In Missouri, S.B. 455 never made it off the Senate's informal calendar, the graveyard for controversial bills going nowhere fast, and prospects in the House were even dimmer. "'Deregulation' in the Missouri House of Representatives -- regardless of Democrat or Republican -- is a dirty word," says Carolyn Smith, director of Missourians for Affordable Reliable Electrical Services, a Springfield-based consumer coalition.
Yet even with the deregulation bill dead in committee, Ameren's lobbyists were out in force during the waning days of the session, pushing a resolution re-authorizing a legislative study committee that's expected to provide the muscle for next year's final deregulation push. The stakes for Ameren are high -- deregulation would allow the utility to sell excess power generated by its Missouri plants to customers outside the state. It's a step that Ameren says will lead to construction of new plants, generating new jobs.
The Joint Interim Committee on Telecommunications and Energy was first established in 1997, but with the shift in power in the Legislature, some lawmakers and lobbyists already complain that the committee's membership will likely be tilted toward the interests of Ameren and its biggest customers. Kinder, a conservative newspaperman who writes a regular column for the Southeast Missourian, will name seven Senate members of the committee; House Speaker Jim Kreider (D-Nixa) will pick seven House members -- though it is unclear when Kinder and Kreider will select the 14 members of the committee.
Until Republicans took control of the Senate this year, Sen. Wayne Goode (D-Normandy) had headed the committee that overseeing utilities. Rep. Carol Jean Mays (D-Independence) chairs the equivalent House committee. Whereas Goode has been an outspoken critic of deregulation, the same isn't true of Mays, who sponsored the deregulation bill in the House. Critics say there's a reason for Mays' position.
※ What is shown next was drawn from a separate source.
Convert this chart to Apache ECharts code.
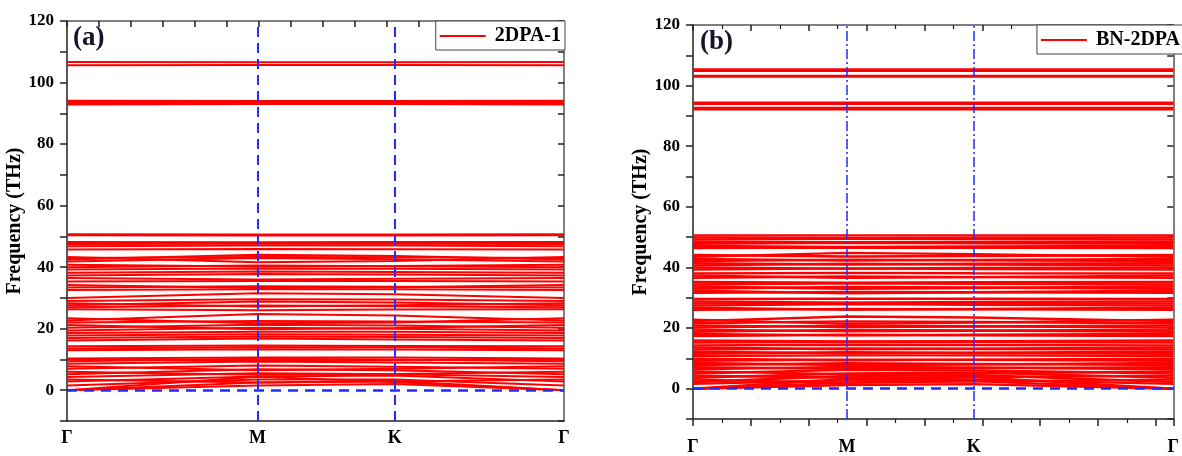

According to the Missouri Alliance for Campaign Reform, a watchdog group supported mainly by research-foundation funds, Mays has been one of the biggest recipients of electric-utility contributions -- her 2000 campaign received $4,098, more than five times the average contribution of $790 given to House members. "It's putting it charitably to say she is unhealthfully close to the industry," says Patrick Harvey, alliance director. "If she winds up as the co-chair of the study committee, their work is likely to be really contaminated." The study alleges that electric-utility interests contributed $216,086 to House and Senate candidates in the 2000 election, with Ameren giving about 20 percent of that total. Mays says the utility contributions aren't significant enough to sway her. "It's totally ridiculous," she says. "If he [Harvey] had bothered to read my contribution list, he would have discovered that the utilities were not a large part of that donation list.... He's somebody who wants to make a mountain out of a molehill in order to support his own theory."